Tan legítimos como el presidente Chávez, eran los senadores y diputados de aquel Congreso, en los cuales el chavismo no alcanzó una clara mayoría. Caso contrario, ocurría con la ANC, en la que el gobierno controlaba 120 de los 131 escaños, gracias al mecanismo fraudulento que representó el tristemente célebre “Kino Chávez”.





Así las cosas, la idea de un inminente cierre del Congreso, comenzó a cobrar fuerza en la opinión pública. Hasta que finalmente, la mañana del 27 de agosto de 1999, las puertas del Palacio Federal Legislativo amanecieron fuertemente custodiadas por efectivos militares con la misión de impedir la entrada a “ningún miembro del moribundo Congreso”. La orden había salido, según reportan las noticias de la época, de la oficina del primer vicepresidente de la ANC, diputado Aristóbulo Istúriz.

La medida estuvo acompañada de una concentración de grupos afectos al oficialismo, quienes se congregaron frente a la puerta oeste del Capitolio, gritando consignas y amenazando a todo aquel que fuese tildado de adeco o copeyano.

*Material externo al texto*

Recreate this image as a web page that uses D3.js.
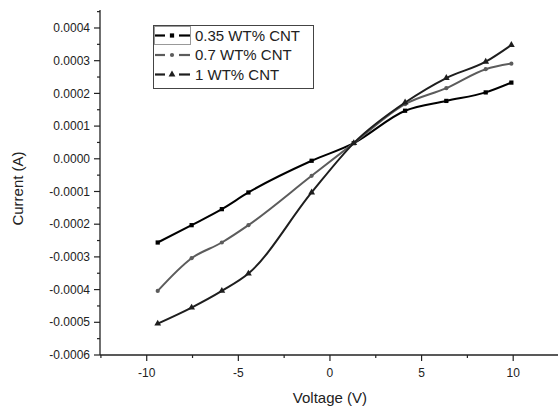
<!DOCTYPE html>
<html>
<head>
<meta charset="utf-8">
<script src="https://cdn.jsdelivr.net/npm/d3@7"></script>
<style>
  body { margin: 0; background: #fff; }
  text { font-family: "Liberation Sans", Arial, sans-serif; fill: #222; }
</style>
</head>
<body>
<div id="wrapper"></div>
<script>
// data
const seriesNames = ["0.35 WT% CNT", "0.7 WT% CNT", "1 WT% CNT"]
const voltage = [-9.4, -7.55, -5.9, -4.45, -1.0, 1.3, 4.1, 6.35, 8.5, 9.9]
const current035 = [-0.000256, -0.000203, -0.000154, -0.000103, -0.000006, 0.000048, 0.000147, 0.000177, 0.000203, 0.000233]
const current07 = [-0.000404, -0.000304, -0.000256, -0.000203, -0.000052, 0.000048, 0.000167, 0.000216, 0.000274, 0.000291]
const current1 = [-0.000504, -0.000455, -0.000404, -0.000351, -0.000103, 0.000048, 0.000172, 0.000247, 0.000297, 0.000348]
const xTicks = [-10, -5, 0, 5, 10]
const yTicks = [-0.0006, -0.0005, -0.0004, -0.0003, -0.0002, -0.0001, 0, 0.0001, 0.0002, 0.0003, 0.0004]

const colors = ["#000000", "#5c5c5c", "#1e1e1e"]
const symbols = [d3.symbolSquare, d3.symbolCircle, d3.symbolTriangle]
const symbolSizes = [18, 14, 20]

const width = 558
const height = 408
const margin = { top: 10, right: 0, bottom: 53, left: 100 }

const svg = d3.select("#wrapper")
  .append("svg")
    .attr("width", width)
    .attr("height", height)

const x = d3.scaleLinear()
  .domain([-12.55, 12.5])
  .range([margin.left, 559])

const y = d3.scaleLinear()
  .domain([-0.0006, 0.000455])
  .range([height - margin.bottom, margin.top])

// axes
const xAxis = svg.append("g")
  .attr("transform", `translate(0,${height - margin.bottom})`)
xAxis.append("line")
  .attr("x1", margin.left).attr("x2", width)
  .attr("stroke", "#222").attr("stroke-width", 1.3)
d3.range(-12.5, 12.6, 2.5).forEach(v => {
  const major = xTicks.includes(v)
  xAxis.append("line")
    .attr("x1", x(v)).attr("x2", x(v))
    .attr("y1", 0).attr("y2", major ? 6 : 3)
    .attr("stroke", "#222").attr("stroke-width", 1.2)
})
xTicks.forEach(v => {
  xAxis.append("text")
    .attr("x", x(v))
    .attr("y", 22)
    .attr("text-anchor", "middle")
    .attr("font-size", 12)
    .text(v)
})

const yAxis = svg.append("g")
  .attr("transform", `translate(${margin.left},0)`)
yAxis.append("line")
  .attr("y1", y(0.000455)).attr("y2", height - margin.bottom)
  .attr("stroke", "#222").attr("stroke-width", 1.3)
d3.range(-12, 10).forEach(i => {
  const v = i * 0.00005
  const major = i % 2 === 0
  yAxis.append("line")
    .attr("x1", major ? -6 : -3).attr("x2", 0)
    .attr("y1", y(v)).attr("y2", y(v))
    .attr("stroke", "#222").attr("stroke-width", 1.2)
})
yTicks.forEach(v => {
  yAxis.append("text")
    .attr("x", -10)
    .attr("y", y(v))
    .attr("dy", "0.35em")
    .attr("text-anchor", "end")
    .attr("font-size", 12)
    .text(d3.format(".4f")(v).replace("−", "-"))
})

svg.append("text")
  .attr("x", x(0))
  .attr("y", 403)
  .attr("text-anchor", "middle")
  .attr("font-size", 15)
  .text("Voltage (V)")

svg.append("text")
  .attr("transform", `translate(23,${(y(0.000455) + height - margin.bottom) / 2 + 6}) rotate(-90)`)
  .attr("text-anchor", "middle")
  .attr("font-size", 15)
  .text("Current (A)")

// lines
const allSeries = [current035, current07, current1]
const lineGenerator = d3.line()
  .x(d => x(d[0]))
  .y(d => y(d[1]))
  .curve(d3.curveMonotoneX)

allSeries.forEach((values, i) => {
  const points = voltage.map((v, j) => [v, values[j]])
  svg.append("path")
    .attr("d", lineGenerator(points))
    .attr("fill", "none")
    .attr("stroke", colors[i])
    .attr("stroke-width", 2)
  svg.append("g")
    .selectAll("path")
    .data(points)
    .join("path")
      .attr("transform", d => `translate(${x(d[0])},${y(d[1])})`)
      .attr("d", d3.symbol(symbols[i], symbolSizes[i]))
      .attr("fill", colors[i])
})

// legend
const legend = svg.append("g")
legend.append("rect")
  .attr("x", 153.5).attr("y", 25.5)
  .attr("width", 160).attr("height", 63)
  .attr("fill", "#fff")
  .attr("stroke", "#444")
legend.append("rect")
  .attr("x", 154.5).attr("y", 26.5)
  .attr("width", 36).attr("height", 18)
  .attr("fill", "none")
  .attr("stroke", "#999")
seriesNames.forEach((name, i) => {
  const rowY = 35.5 + i * 19.5
  legend.append("line")
    .attr("x1", 155).attr("x2", 165)
    .attr("y1", rowY).attr("y2", rowY)
    .attr("stroke", colors[i]).attr("stroke-width", 2.2)
  legend.append("line")
    .attr("x1", 179).attr("x2", 190)
    .attr("y1", rowY).attr("y2", rowY)
    .attr("stroke", colors[i]).attr("stroke-width", 2.2)
  legend.append("path")
    .attr("transform", `translate(172,${rowY})`)
    .attr("d", d3.symbol(symbols[i], symbolSizes[i]))
    .attr("fill", colors[i])
  legend.append("text")
    .attr("x", 195)
    .attr("y", rowY)
    .attr("dy", "0.36em")
    .attr("font-size", 15)
    .text(name)
})
</script>
</body>
</html>
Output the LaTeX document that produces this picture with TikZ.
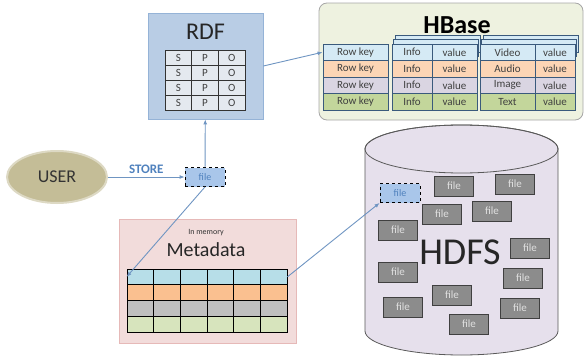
\documentclass[tikz,border=0pt]{standalone}
\usepackage{fontspec}
\setmainfont{Carlito}
\usetikzlibrary{arrows.meta,shapes.geometric}

\definecolor{linkblue}{HTML}{6F95C2}
\definecolor{storeblue}{HTML}{4F81BD}
\definecolor{rdffill}{HTML}{B9CDE5}
\definecolor{rdfline}{HTML}{95B3D7}
\definecolor{rdfcell}{HTML}{E4E9EF}
\definecolor{hbfill}{HTML}{EEF2E0}
\definecolor{hbline}{HTML}{3A5A7C}
\definecolor{hbblue}{HTML}{D5EAF5}
\definecolor{hborange}{HTML}{FCD5B5}
\definecolor{hbgray}{HTML}{DAD5E2}
\definecolor{hbgreen}{HTML}{C3D69B}
\definecolor{userfill}{HTML}{C4BD97}
\definecolor{userline}{HTML}{DDD9C4}
\definecolor{fileblue}{HTML}{A9C6EA}
\definecolor{metafill}{HTML}{F2DCDB}
\definecolor{metaline}{HTML}{E6B9B8}
\definecolor{mblue}{HTML}{B7DEE8}
\definecolor{morange}{HTML}{FAC090}
\definecolor{mgray}{HTML}{BFBFBF}
\definecolor{mgreen}{HTML}{D7E4BD}
\definecolor{hdfsfill}{HTML}{E6E0EC}
\definecolor{hdfsline}{HTML}{595959}
\definecolor{filegray}{HTML}{8C8C8C}

\begin{document}
\begin{tikzpicture}[x=1pt, y=-1pt,
  link/.style={draw=linkblue, line width=0.9pt, -{Latex[length=5pt,width=4pt]}},
  rdfbox/.style={draw=black!80, fill=rdfcell, minimum width=26.7pt, minimum height=15pt, inner sep=0pt, font=\fontsize{11}{12}\selectfont, text=black!75},
  hcell/.style={draw=hbline, line width=0.9pt, minimum height=16.5pt, inner sep=0pt, text=black!75, font=\fontsize{11}{12}\selectfont},
  mcell/.style={draw=black, line width=0.8pt, minimum width=26.67pt, minimum height=15.75pt, inner sep=0pt},
  gfile/.style={draw=black!75, fill=filegray, line width=0.8pt, minimum width=39pt, minimum height=20pt, inner sep=0pt, text=white!88!black, font=\fontsize{11}{12}\selectfont},
  bfile/.style={draw=black, dashed, fill=fileblue, line width=0.8pt, minimum width=40pt, minimum height=19pt, inner sep=0pt, text=storeblue, font=\fontsize{10}{11}\selectfont}]

\useasboundingbox (0,0) rectangle (584,356);

% RDF
\node[draw=rdfline, fill=rdffill, line width=0.8pt, minimum width=115pt, minimum height=106pt] (rdf) at (205.5,66) {};
\node[font=\fontsize{24}{26}\selectfont, text=black!85] (rdft) at (205.5,32) {RDF};
\foreach \r in {1,...,4} {
  \node[rdfbox] (s-\r) at (178.3,{42.5+15*\r}) {S};
  \node[rdfbox] (p-\r) at (205,{42.5+15*\r}) {P};
  \node[rdfbox] (o-\r) at (231.7,{42.5+15*\r}) {O};
}

% HBase
\node[draw=black!35, fill=hbfill, rounded corners=8pt, line width=0.8pt, minimum width=264pt, minimum height=117pt] (hbase) at (451,61.5) {};
\node[font=\bfseries\fontsize{26}{28}\selectfont] (hbt) at (457,25) {HBase};
\foreach \d in {2,1} {
  \draw[hbline, fill=hbblue, line width=0.6pt] ({392+1.5*\d},{43-4*\d}) rectangle ({477+1.5*\d},{60-4*\d});
  \draw[hbline, fill=hbblue, line width=0.6pt] ({480+1.5*\d},{43-4*\d}) rectangle ({575+1.5*\d},{60-4*\d});
}
\foreach \r/\c/\t in {1/hbblue/Video, 2/hborange/Audio, 3/hbgray/Image, 4/hbgreen/Text} {
  \node[hcell, fill=\c, minimum width=65pt] (k-\r) at (355.5,{35.75+16.5*\r}) {Row key};
  \node[hcell, fill=\c, minimum width=40pt] (i-\r) at (412,{35.75+16.5*\r}) {Info};
  \node[hcell, fill=\c, minimum width=45pt] (iv-\r) at (454.5,{35.75+16.5*\r}) {value};
  \node[hcell, fill=\c, minimum width=55pt] (t-\r) at (507.5,{35.75+16.5*\r}) {\t};
  \node[hcell, fill=\c, minimum width=40pt] (tv-\r) at (555,{35.75+16.5*\r}) {value};
}

% user and stored file
\node[ellipse, draw=userline, line width=2pt, fill=userfill, minimum width=100pt, minimum height=52pt, font=\fontsize{18}{20}\selectfont, text=black!80] (user) at (57,177) {USER};
\node[bfile] (sfile) at (205,177) {file};

% Metadata
\node[draw=metaline, fill=metafill, line width=0.8pt, minimum width=177pt, minimum height=124pt] (meta) at (207.5,281) {};
\node[font=\fontsize{8}{9}\selectfont, text=black!80] (inmem) at (206,233) {In memory};
\node[font=\fontsize{20}{22}\selectfont, text=black!85] (metat) at (206,250) {Metadata};
\foreach \r/\c in {1/mblue, 2/morange, 3/mgray, 4/mgreen}
  \foreach \k in {1,...,6}
    \node[mcell, fill=\c] (m-\r-\k) at ({127+26.67*(\k-0.5)},{269+15.75*(\r-0.5)}) {};

% HDFS
\draw[draw=hdfsline, fill=hdfsfill, line width=0.8pt] (365,149) -- (365,331)
  arc[start angle=180, end angle=360, x radius=96.5pt, y radius=24pt] -- (558,149)
  arc[start angle=0, end angle=180, x radius=96.5pt, y radius=24pt] -- cycle;
\draw[hdfsline, line width=0.8pt] (461.5,149) ellipse [x radius=96.5pt, y radius=24pt];
\node[font=\fontsize{38}{40}\selectfont, text=black!85] (hdfs) at (460,252) {HDFS};
\foreach \n/\x/\y in {1/454/186, 2/515/184, 3/442/214, 4/492/211, 5/398/230, 6/530/248,
                     7/398/272, 8/523/278, 9/452/295, 10/403/307, 11/520/308, 12/469/324}
  \node[gfile] (f-\n) at (\x,\y) {file};
\node[bfile] (hf) at (400,193) {file};

% links
\draw[link] (user) -- node[above, text=storeblue, font=\bfseries\fontsize{13}{14}\selectfont] {STORE} (sfile);
\draw[link] (sfile) -- (rdf);
\draw[link] (rdf.east) -- (k-1.west);
\draw[link] (sfile.south) -- (m-1-1.west);
\draw[link] (m-1-6.east) -- (hf.south west);
\end{tikzpicture}
\end{document}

En la víspera y como parte de la estrategia de aparentar disposición al “diálogo”, se había llevado a cabo una reunión en la sede de la Conferencia Episcopal, en la que los representantes de la Iglesia, trataban de actuar como mediadores para conciliar las posturas de los constituyentes y los partidos políticos que hacían vida en el Congreso. Pero todo era una farsa para ganar tiempo.

A medida que las horas transcurrían, en los alrededores del Capitolio los ánimos fueron caldeándose entre los partidarios de ambos extremos políticos, hasta forcejear físicamente, cuando algunos diputados opositores lograron saltar las cercas que rodean el Palacio y a duras penas ingresaron al recinto. De inmediato, las fuerzas del orden, dispersaron a los manifestantes opositores y expulsaron a los diputados.

¡Golpes iban y golpes venían! De nada valieron los llamados a la cordura y a la resistencia pacífica. Todo había sido consumado. El Congreso estaba disuelto.

Diecisiete años después, los autores de aquella violenta maniobra siguen en acción, más duchos que antes, más llenos de odio, angustiados por que los privilegios que ahora detentan están seriamente amenazados. Hoy como ayer, dicen representar al “pueblo en la calle”, y amenazan sin medida, mientras, una vez más, tremolan en señuelo empercudido del “diálogo”.

La maniobra está en marcha, es cuestión de tiempo, tal vez de horas. Toca a los diputados de la mayoría democrática electos el 6 de diciembre, extraer lecciones del pasado o sucumbir de forma irremediable. Y a los ciudadanos, hartos de lo que ven ante su impasible mirada, corresponde decidir si hacen valer su voto o doblar la cerviz.